The Integrated Design Chart process allows for ambitious goal setting within a framework that establishes discipline and accountability through multiple feedback loops.

- Owners Project Requirements (has decarbonisation been taken into account?)
- Goal Setting Charts and Outline Planning (certification criteria)
- Stakeholder Surveys and Mapping/Fact Finding
- Establishment of Key Performance Indicators (low-carbon, sustainability, structural engineering)
- 3D Design/BIM showing applicable
- Specifications which leads to
- Pre-certification, Documentation and Detailed Planning
- Contract negotiations and
- Construction Phase
- Project Management Specialist ensuring 1 through 13
- Commissioning, Structural and Specification Sign-off
- Final Certification and
- Documentation

Please NOTE: Just because one is building a home, for example, instead of a large commercial building this should not mean that the integrated design process should be scoffed at, or ignored. Too many times we see local builders and house developers opt to move forward on a design that has basically just got through Planning, whereupon problems arise on a constant basis. It can be as simple as not meeting the thermal efficiencies required of the building envelope along with air-tightness and proper ventilation, to more complicated matters such that services, waste pipes, duct-work and power supply ‘crash’ in competition for space as project managers ‘just get on with it’ and are used to solving these problems on site. The sustainability of materials are rarely considered, and many times energy efficient solutions are basic add-ons rather than being designed in from the outset.
This is fine when budgets allow for over-runs and people’s track record tend to instill one with confidence, but in this day and age of seriously increased costs of building materials, skilled and semi-skilled labour shortages, more restrictive building controls and stricter building regulations, there truly does not exist any excuse for not using integrated design, with 3-D models and/or BIM (Business Information Modeling) as the underlying design principle that everyone can work around. This is certainly a must now for larger, more complex buildings.
Designing in 3-D is no longer a mystery… It is considered part and parcel of most successful design and construction firms throughout the world, with most smaller design practices having adopted same years ago. Particular design programmes have been created specifically for the construction of buildings and with the integrated design process it is no longer difficult to ensure the running of services, beams, ducts etc. ensuring all can all be placed correctly and work in unison to the intended design using tested and certified low-carbon material compositions.

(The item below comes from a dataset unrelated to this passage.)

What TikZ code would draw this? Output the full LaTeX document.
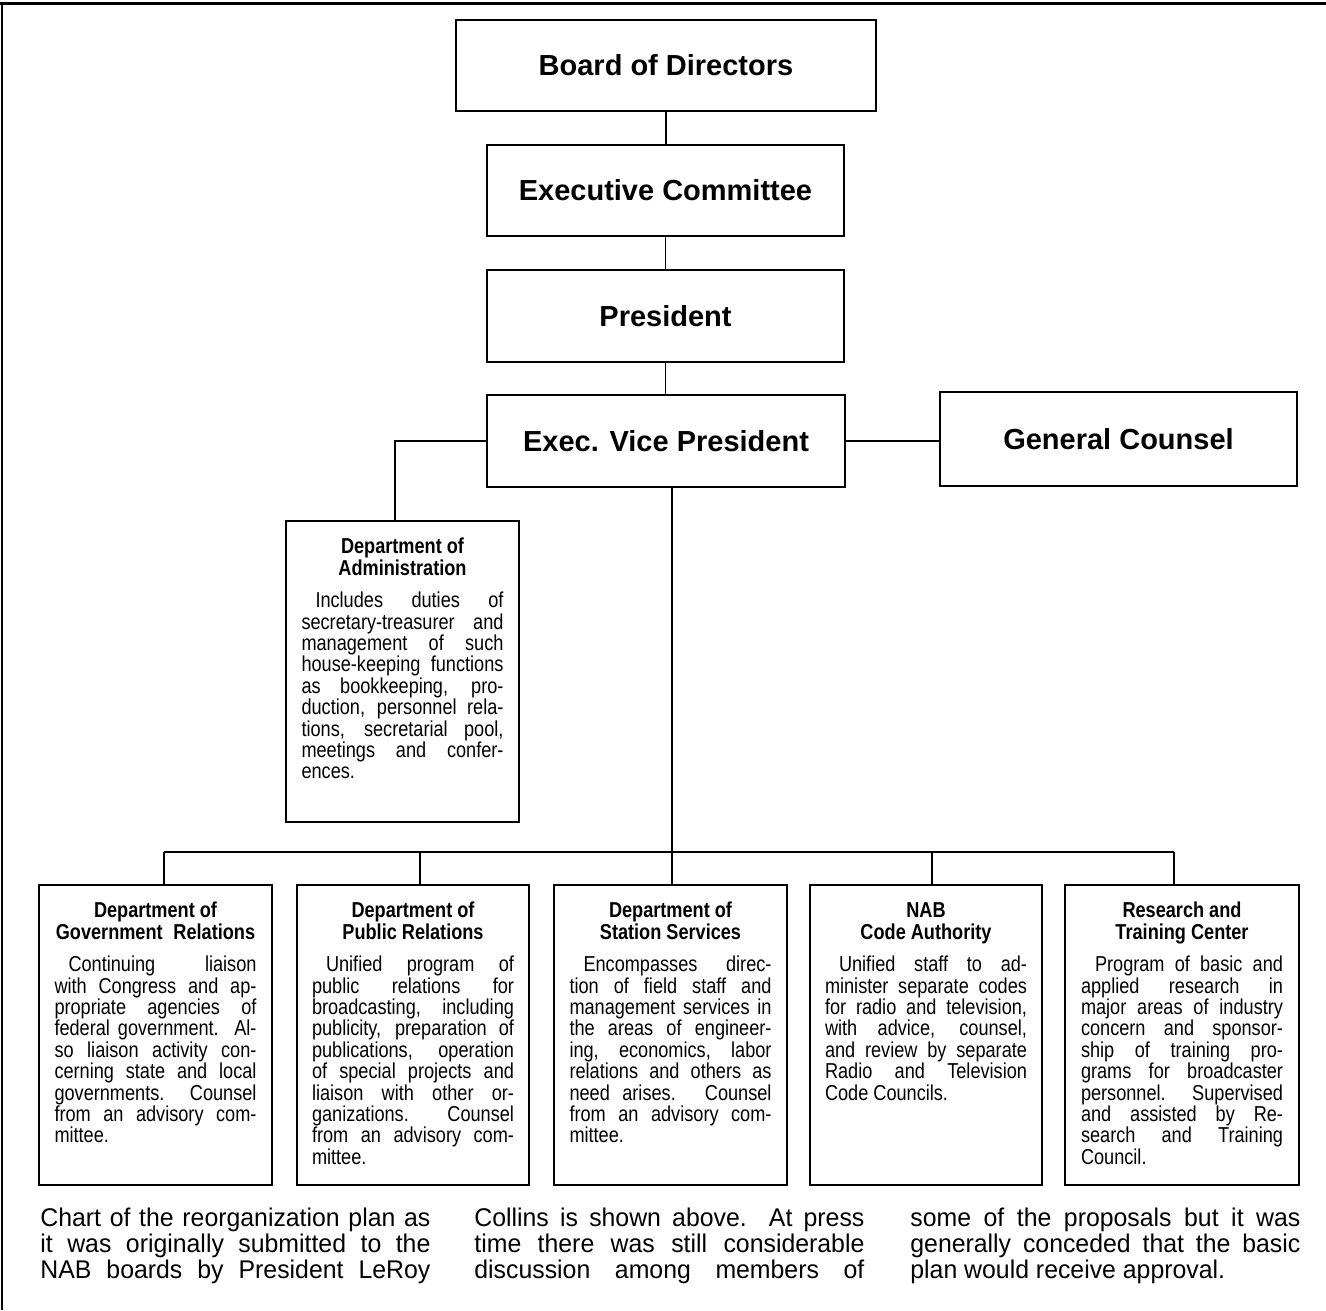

The future of Certified Building Systems and the Integrated Design Process lies not only in the ability to adopt the use of certified building systems and/or solutions with the ‘whole building design process’ in mind using, preserving and respecting the natural biospheres’ earth systems of recycling air, waste and water while being fully energy efficient.
It requires an understanding of chemical and structural engineering combined with all the other disciplines to ensure that low-carbon solutions are fit for purpose, and can be certified through sustainability stratagems.
Certified Building Systems can tend to offer unequalled cost efficiencies over conventional construction, saving time, labour, energy and material costs to meet sustainability targets, and an integrated design process team will make the most of that to satisfy a client’s expectations in the design as well as with the finished product.
When project clients understand this, we can then advise on the appropriate technology to be incorporated into the project, from manufacturing facilities to third-party suppliers of solutions that allows the project to achieve its goals and ambitions.